2.1 Matrix Multiplication

One case where the interior product is already being used in mathematics is when multiplying by an antisymmetric matrix. A bivector \(\b{b \^ c}\) can be represented as a tensor product \(\b{b \o c - c \o b}\), which can be treated as an antisymmetric matrix. The interior product \(\b{a} \cdot (\b{b \^ c})\) is then equivalent to matrix multiplication:

\[\begin{aligned} \b{a} \cdot (\b{b \^ c}) &= (\b{a \cdot b}) \b{c} - (\b{a \cdot c}) \b{b} \\ &= \begin{pmatrix} 0 & b_x c_y - b_y c_x & b_x c_z - b_z c_x \\ b_y c_x - b_x c_y & 0 & b_y c_z - b_z c_y \\ b_z c_x - b_x c_z & b_z c_y - b_y c_z & 0 \end{pmatrix} \begin{pmatrix} a_x \\ a_y \\ a_z \end{pmatrix} \end{aligned}\]

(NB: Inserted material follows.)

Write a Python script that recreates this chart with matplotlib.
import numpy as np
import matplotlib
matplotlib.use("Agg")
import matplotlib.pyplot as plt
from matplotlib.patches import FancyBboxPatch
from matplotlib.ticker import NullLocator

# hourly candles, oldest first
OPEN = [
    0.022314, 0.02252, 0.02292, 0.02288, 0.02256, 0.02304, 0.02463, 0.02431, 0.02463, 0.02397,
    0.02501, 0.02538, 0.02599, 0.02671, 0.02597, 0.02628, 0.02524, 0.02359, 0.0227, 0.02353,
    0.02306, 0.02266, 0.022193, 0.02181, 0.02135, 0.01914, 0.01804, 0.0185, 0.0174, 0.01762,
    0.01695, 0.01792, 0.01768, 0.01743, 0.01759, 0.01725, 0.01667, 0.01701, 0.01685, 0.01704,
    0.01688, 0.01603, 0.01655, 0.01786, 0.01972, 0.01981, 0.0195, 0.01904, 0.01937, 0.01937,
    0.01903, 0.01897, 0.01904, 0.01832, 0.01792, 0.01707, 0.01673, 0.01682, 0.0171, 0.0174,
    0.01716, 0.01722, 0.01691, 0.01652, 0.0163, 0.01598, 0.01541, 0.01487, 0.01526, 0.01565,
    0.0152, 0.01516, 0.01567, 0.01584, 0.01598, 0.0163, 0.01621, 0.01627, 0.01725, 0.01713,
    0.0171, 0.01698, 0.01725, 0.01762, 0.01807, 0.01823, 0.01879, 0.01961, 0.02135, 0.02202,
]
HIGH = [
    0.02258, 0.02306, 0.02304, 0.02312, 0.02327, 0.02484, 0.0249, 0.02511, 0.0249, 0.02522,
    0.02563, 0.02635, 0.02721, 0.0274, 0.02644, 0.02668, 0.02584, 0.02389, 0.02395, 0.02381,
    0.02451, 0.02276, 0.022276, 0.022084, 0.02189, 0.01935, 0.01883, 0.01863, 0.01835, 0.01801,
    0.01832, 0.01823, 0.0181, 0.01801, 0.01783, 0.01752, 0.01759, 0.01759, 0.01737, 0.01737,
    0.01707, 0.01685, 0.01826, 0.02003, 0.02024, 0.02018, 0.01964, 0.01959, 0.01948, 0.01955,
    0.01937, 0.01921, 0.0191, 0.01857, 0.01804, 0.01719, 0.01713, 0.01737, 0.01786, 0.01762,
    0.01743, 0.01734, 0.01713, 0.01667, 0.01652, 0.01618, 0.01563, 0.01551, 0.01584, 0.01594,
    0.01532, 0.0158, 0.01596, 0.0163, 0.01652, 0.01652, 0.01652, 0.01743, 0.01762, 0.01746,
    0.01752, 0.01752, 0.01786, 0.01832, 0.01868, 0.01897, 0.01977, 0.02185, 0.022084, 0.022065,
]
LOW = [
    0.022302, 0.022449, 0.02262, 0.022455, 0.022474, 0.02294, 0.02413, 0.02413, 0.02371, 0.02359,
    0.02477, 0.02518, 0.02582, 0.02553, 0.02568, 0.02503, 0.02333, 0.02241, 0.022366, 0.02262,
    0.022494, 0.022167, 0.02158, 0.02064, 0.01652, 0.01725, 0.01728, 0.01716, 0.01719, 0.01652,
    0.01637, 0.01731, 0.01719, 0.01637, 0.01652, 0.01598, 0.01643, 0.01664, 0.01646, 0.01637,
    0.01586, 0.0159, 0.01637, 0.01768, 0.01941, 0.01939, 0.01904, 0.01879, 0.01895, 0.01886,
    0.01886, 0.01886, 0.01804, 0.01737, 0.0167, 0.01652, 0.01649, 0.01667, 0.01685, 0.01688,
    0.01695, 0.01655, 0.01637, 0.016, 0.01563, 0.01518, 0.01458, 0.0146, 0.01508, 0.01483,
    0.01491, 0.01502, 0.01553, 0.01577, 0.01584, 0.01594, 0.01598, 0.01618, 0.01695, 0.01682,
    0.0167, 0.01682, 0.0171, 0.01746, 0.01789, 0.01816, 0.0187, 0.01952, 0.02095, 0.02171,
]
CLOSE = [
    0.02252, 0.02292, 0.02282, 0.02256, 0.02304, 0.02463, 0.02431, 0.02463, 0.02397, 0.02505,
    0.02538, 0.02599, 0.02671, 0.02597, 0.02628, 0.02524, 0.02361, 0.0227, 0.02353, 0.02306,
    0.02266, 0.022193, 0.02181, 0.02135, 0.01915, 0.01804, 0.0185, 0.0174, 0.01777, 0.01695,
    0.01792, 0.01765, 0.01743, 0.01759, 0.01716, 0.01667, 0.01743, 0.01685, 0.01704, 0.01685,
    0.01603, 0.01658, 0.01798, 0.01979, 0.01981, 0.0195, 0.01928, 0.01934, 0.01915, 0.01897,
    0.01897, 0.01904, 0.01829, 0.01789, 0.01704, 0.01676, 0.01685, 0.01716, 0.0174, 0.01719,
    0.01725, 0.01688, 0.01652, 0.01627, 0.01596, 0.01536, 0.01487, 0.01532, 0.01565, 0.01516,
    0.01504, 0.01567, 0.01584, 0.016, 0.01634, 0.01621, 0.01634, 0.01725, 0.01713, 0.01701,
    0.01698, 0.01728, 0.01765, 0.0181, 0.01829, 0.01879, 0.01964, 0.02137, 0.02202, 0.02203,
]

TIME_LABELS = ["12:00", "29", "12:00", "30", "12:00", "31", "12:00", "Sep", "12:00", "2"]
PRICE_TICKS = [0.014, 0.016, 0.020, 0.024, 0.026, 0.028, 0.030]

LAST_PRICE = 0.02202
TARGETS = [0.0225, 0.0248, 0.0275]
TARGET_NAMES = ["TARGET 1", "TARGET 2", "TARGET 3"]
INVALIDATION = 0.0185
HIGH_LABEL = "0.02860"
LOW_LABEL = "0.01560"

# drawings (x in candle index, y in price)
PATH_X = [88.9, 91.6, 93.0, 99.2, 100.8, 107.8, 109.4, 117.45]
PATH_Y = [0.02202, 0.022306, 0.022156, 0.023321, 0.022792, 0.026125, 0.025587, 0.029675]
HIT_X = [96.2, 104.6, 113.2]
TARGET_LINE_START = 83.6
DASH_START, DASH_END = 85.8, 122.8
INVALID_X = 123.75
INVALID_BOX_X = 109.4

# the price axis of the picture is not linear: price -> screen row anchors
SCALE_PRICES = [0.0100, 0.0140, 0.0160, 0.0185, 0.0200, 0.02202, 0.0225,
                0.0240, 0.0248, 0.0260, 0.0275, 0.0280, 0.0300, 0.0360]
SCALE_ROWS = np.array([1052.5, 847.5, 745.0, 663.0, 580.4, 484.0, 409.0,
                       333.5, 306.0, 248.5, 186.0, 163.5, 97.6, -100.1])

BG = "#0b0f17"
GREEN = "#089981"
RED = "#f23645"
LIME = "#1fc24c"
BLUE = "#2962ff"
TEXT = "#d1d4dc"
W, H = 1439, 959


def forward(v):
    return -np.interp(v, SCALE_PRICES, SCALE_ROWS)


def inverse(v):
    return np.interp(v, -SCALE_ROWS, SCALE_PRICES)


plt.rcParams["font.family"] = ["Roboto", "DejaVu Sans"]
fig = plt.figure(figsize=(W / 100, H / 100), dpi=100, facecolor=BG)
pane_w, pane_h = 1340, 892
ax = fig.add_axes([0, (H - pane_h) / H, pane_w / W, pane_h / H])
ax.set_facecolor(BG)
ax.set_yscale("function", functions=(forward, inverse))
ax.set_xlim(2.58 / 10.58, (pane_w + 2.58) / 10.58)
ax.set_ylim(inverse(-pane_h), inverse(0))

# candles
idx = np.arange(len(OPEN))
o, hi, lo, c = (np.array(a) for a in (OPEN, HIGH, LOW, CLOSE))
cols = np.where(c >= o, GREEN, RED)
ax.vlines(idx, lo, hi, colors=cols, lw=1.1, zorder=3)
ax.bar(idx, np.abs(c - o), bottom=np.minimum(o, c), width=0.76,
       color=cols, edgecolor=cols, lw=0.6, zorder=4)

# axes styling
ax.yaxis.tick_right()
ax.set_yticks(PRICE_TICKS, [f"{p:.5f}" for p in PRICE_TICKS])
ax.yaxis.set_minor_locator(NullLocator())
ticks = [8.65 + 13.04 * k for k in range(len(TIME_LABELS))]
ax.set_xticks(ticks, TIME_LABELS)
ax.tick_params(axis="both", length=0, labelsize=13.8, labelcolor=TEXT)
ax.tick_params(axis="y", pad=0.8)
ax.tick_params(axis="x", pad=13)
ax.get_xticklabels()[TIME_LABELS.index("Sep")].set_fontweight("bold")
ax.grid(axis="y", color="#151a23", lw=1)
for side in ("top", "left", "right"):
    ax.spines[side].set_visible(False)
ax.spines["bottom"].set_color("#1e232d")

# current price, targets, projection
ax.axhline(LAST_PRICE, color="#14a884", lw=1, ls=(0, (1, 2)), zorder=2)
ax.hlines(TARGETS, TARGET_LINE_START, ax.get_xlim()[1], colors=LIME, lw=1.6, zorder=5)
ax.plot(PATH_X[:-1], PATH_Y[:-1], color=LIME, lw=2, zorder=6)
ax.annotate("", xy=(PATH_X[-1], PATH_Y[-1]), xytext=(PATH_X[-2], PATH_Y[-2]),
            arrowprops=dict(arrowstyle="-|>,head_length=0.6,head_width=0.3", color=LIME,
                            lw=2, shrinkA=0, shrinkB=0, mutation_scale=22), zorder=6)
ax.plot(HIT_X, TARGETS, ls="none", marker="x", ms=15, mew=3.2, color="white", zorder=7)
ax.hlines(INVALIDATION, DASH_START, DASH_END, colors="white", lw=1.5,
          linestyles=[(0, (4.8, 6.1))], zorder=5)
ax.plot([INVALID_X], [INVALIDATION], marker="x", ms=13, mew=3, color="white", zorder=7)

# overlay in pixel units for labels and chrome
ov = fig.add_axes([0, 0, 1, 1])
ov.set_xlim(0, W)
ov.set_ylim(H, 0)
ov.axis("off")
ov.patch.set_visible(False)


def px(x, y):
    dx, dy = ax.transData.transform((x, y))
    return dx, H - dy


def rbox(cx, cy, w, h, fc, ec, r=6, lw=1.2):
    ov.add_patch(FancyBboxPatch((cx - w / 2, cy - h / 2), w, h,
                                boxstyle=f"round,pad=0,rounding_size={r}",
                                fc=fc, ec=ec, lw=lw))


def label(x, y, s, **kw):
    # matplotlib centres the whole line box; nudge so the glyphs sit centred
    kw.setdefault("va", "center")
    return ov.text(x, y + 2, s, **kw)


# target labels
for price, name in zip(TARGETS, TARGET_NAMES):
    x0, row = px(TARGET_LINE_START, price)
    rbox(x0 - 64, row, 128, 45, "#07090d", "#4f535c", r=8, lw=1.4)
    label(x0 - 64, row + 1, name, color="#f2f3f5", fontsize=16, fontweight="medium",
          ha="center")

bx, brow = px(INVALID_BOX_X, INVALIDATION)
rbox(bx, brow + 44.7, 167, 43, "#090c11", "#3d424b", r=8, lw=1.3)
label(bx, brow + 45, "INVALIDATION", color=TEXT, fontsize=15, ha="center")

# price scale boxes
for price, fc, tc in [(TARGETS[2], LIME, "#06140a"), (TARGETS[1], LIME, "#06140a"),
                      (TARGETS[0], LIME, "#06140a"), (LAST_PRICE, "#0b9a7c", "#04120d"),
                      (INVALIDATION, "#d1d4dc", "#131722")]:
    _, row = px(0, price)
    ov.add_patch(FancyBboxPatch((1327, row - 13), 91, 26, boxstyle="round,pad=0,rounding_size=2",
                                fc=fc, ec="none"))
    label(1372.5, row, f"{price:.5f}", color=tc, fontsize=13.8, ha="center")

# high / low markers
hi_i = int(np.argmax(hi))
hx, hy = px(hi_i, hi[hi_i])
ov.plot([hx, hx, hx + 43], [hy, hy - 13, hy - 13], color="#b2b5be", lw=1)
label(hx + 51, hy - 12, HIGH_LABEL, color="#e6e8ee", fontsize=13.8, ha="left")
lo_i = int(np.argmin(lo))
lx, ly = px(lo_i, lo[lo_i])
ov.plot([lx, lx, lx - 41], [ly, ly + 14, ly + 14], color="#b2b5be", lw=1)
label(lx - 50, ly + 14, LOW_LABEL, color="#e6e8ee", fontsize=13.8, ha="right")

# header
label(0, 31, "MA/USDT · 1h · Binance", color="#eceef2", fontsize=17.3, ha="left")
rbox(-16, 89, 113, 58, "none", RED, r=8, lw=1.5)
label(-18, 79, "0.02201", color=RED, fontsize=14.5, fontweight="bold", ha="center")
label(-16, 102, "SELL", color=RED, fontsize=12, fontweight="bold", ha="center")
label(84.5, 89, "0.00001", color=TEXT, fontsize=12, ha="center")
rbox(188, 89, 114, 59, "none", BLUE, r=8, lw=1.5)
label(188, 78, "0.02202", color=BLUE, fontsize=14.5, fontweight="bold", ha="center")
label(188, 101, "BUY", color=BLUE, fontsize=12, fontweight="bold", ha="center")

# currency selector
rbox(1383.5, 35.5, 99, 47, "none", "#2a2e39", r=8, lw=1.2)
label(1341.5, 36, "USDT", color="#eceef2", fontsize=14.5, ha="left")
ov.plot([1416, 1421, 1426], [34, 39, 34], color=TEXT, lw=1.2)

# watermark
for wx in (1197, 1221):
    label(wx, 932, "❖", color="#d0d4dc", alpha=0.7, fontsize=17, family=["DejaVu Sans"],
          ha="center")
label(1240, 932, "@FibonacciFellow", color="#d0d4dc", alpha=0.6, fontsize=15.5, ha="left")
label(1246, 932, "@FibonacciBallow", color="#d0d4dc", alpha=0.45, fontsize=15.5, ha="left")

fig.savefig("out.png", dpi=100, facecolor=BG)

For instance this is one way of writing a rotation operator which rotates vectors by \(\frac{\pi}{2}\) in the \(\b{bc}\) plane (if \(\b{b}, \b{c}\) are orthogonal unit vectors):

\[R_{\b{bc}} (\b{a}) = \b{a} \cdot (\b{b \^ c})\]

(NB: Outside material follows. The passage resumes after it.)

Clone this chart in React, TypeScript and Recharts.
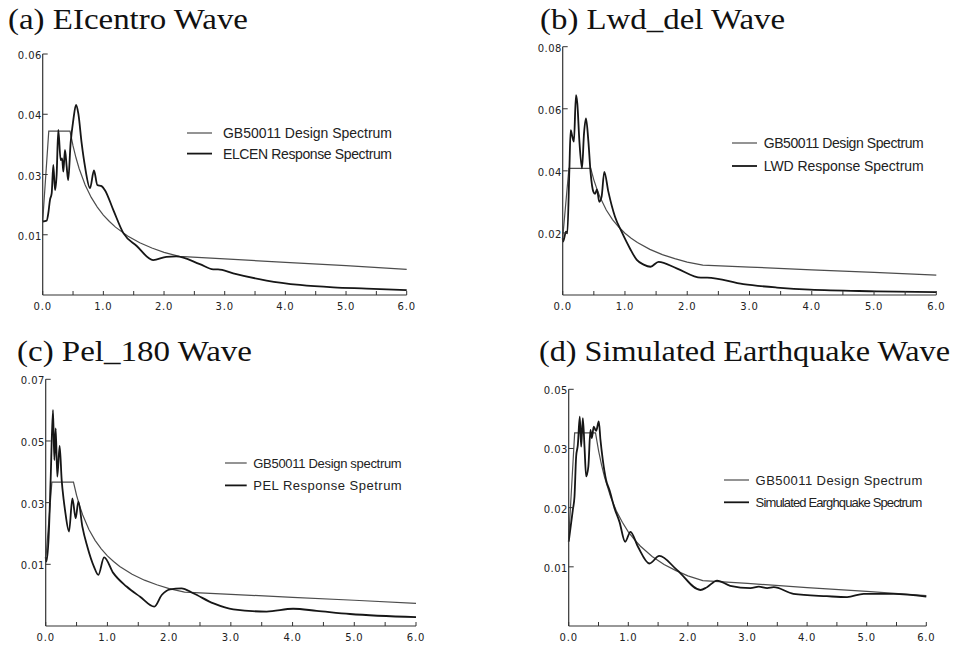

Other articles related to Exterior Algebra:

  1. Oriented Areas and the Shoelace Formula
  2. Matrices and Determinants
  3. The Inner product
  4. The Hodge Star
  5. The Interior Product
  6. All the Exterior Algebra Operations
  1. Recall that we basically elect to antisymmetrize one side because if we did both we would need an extra factor of \(1/n!\) for the same result. It might be that there are abstractions of this where you do need to do both sides (for instance if \(a \cdot b \neq b \cdot a\)?) 

  2. It is probably possible to generalize to either side having the lower grade, but it’s not normally done that way. I want to investigate it sometime. 

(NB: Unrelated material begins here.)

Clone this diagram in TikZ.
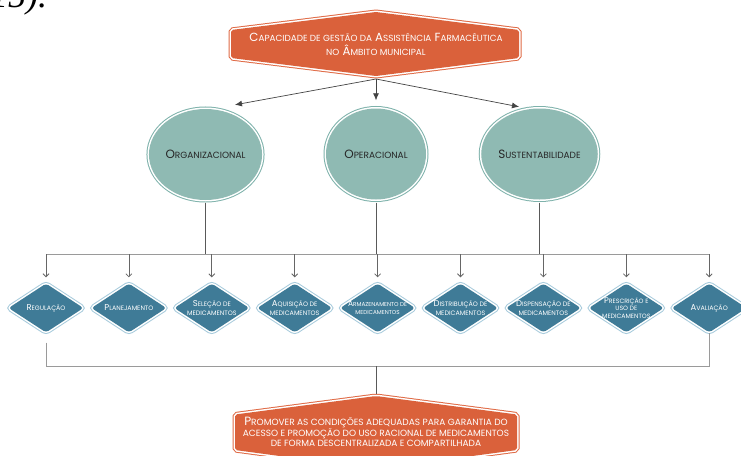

  3. the other candidate would be \(\o\), but we’d like the result to also be a multivector so it makes sense to only consider \(\^\). 

  4. I think there’s a way to make it work. It looks something like: for each basis multivector of lower grade, remove it from both sides, like \((\b{x} \cdot \alpha) \cdot (\b{x} \cdot \beta)\). But that’s complicated and will have to be saved for the future. 

  5. It is easier to use the \(\cdot\) notation for inner products, since after all they are a special case of interior products. But sometimes I use \(\<, \>\) anyway when it makes things clearer.